Tinn v Hoffman & Co. (1873): A Quick Summary

Case name & citation: Tinn v Hoffman & Co. [(1873) 29 LT 271]

Year of the case: 1873

Jurisdiction: Queen’s Bench Division

Area of law: Communication of offer; acceptance

What is the case about?

Tinn v Hoffman & Co. is one of the landmark cases in contract law that throws light on the validity of cross-offers. Can a contract be said to be formed if two parties make identical offers to each other? The case attempts to address this question.

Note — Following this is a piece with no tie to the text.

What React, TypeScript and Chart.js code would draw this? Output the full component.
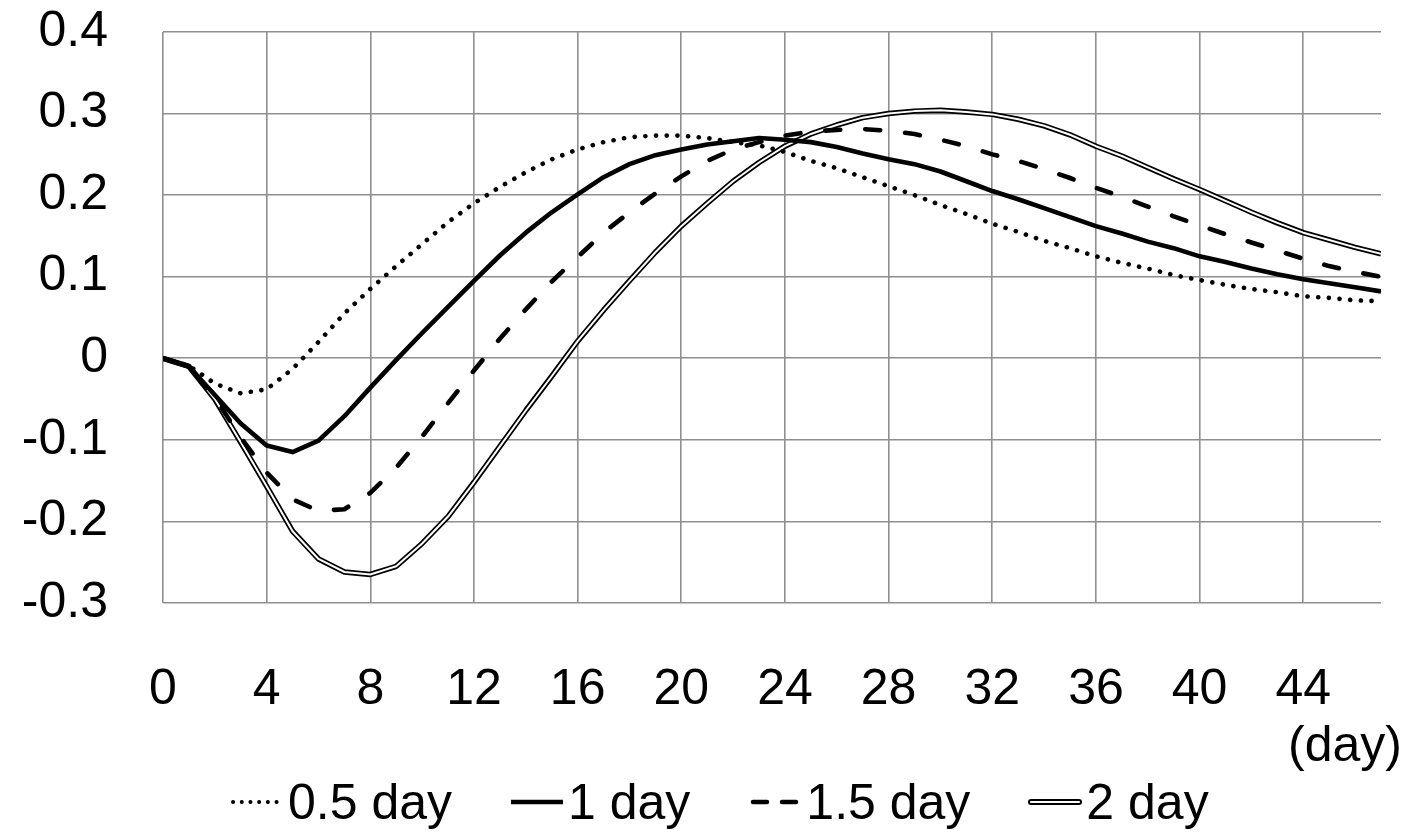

Facts of the case (Tinn v Hoffman & Co.)

Mr. Hoffman, the defendant, had offered Mr. Tinn, the plaintiff, an opportunity to purchase iron from him at a reasonable price. The offer was to sell 800 tons of iron for the price of 69s per ton. The defendant requested that the response to this proposition be sent via postal mail. In ignorance of this offer, later that same day, the plaintiff also sent him a letter with an identical offer to purchase iron on similar terms. The validity of these two offers (cross-offers) was brought up in this case. Even though he sent his letter to the defendant before receiving the defendant’s letter, the plaintiff argued that it still constituted a valid acceptance.

Issue that arose

It was unclear whether the parties had established any kind of contract about the purchase. In this regard, it was questionable whether Tinn’s letter could be regarded as an agreement to the initial offer made by Hoffman.

Also, as specified in the offer, whether acceptance had to be by post only in order to be valid.

The general rule relating to Cross offers

Cross-offers are made between two parties who are unaware of one another’s offer and who make similar proposals to one another. Such offers do not signify the other party’s acceptance of one’s offer, and as a result, there is no formal agreement.

For example, A wrote to B and offered to sell him certain products. B wrote to A on the same day, proposing to buy the same products. The letters got mixed up in the mail. Here, A and B have not reached an agreement and there is no concluded contract.

Judgment of the Court in “Tinn v Hoffman & Co.”

The Court decided that no contract for the purchase of iron had been concluded between Tinn and Hoffman. The two offers were made at the same time and did not obligate the parties to pursue any further actions. Moreover, they were coincidentally made without knowledge of one another’s offer.

The Court further held that counter offers are not the same as cross offers. And to form a valid contract, there has to be a valid communication that denotes an offer and acceptance. As had been stated in Hoffman’s offer, there was no acceptance by post. In addition, the Court said that although acceptance was sought by post, if the plaintiff had accepted by an equally fast method (such as telegram or in person), the same would also have been valid.

It was determined that Tinn’s letter, in this case, served as a fresh offer rather than a declaration of agreement and that more discussion would have been needed to make Tinn’s response serve as an acceptance of Hoffman’s offer.

Thus, the decision was held in favor of the defendant. The plaintiff, Mr. Tinn, could not be said to have accepted the offer of which he was not aware. The offeree must be aware of the offer before he can assent to it. Thus, the letter did not constitute a valid acceptance.

In general, the law follows that knowledge of an offer is needed in order to constitute its acceptance. Many other cases deal with this point. Some of these are R v Clarke (1927) 40 CLR 227, Williams v Carwardine (1833), and Gibbons v Proctor [(1891) 64 L.T. 594].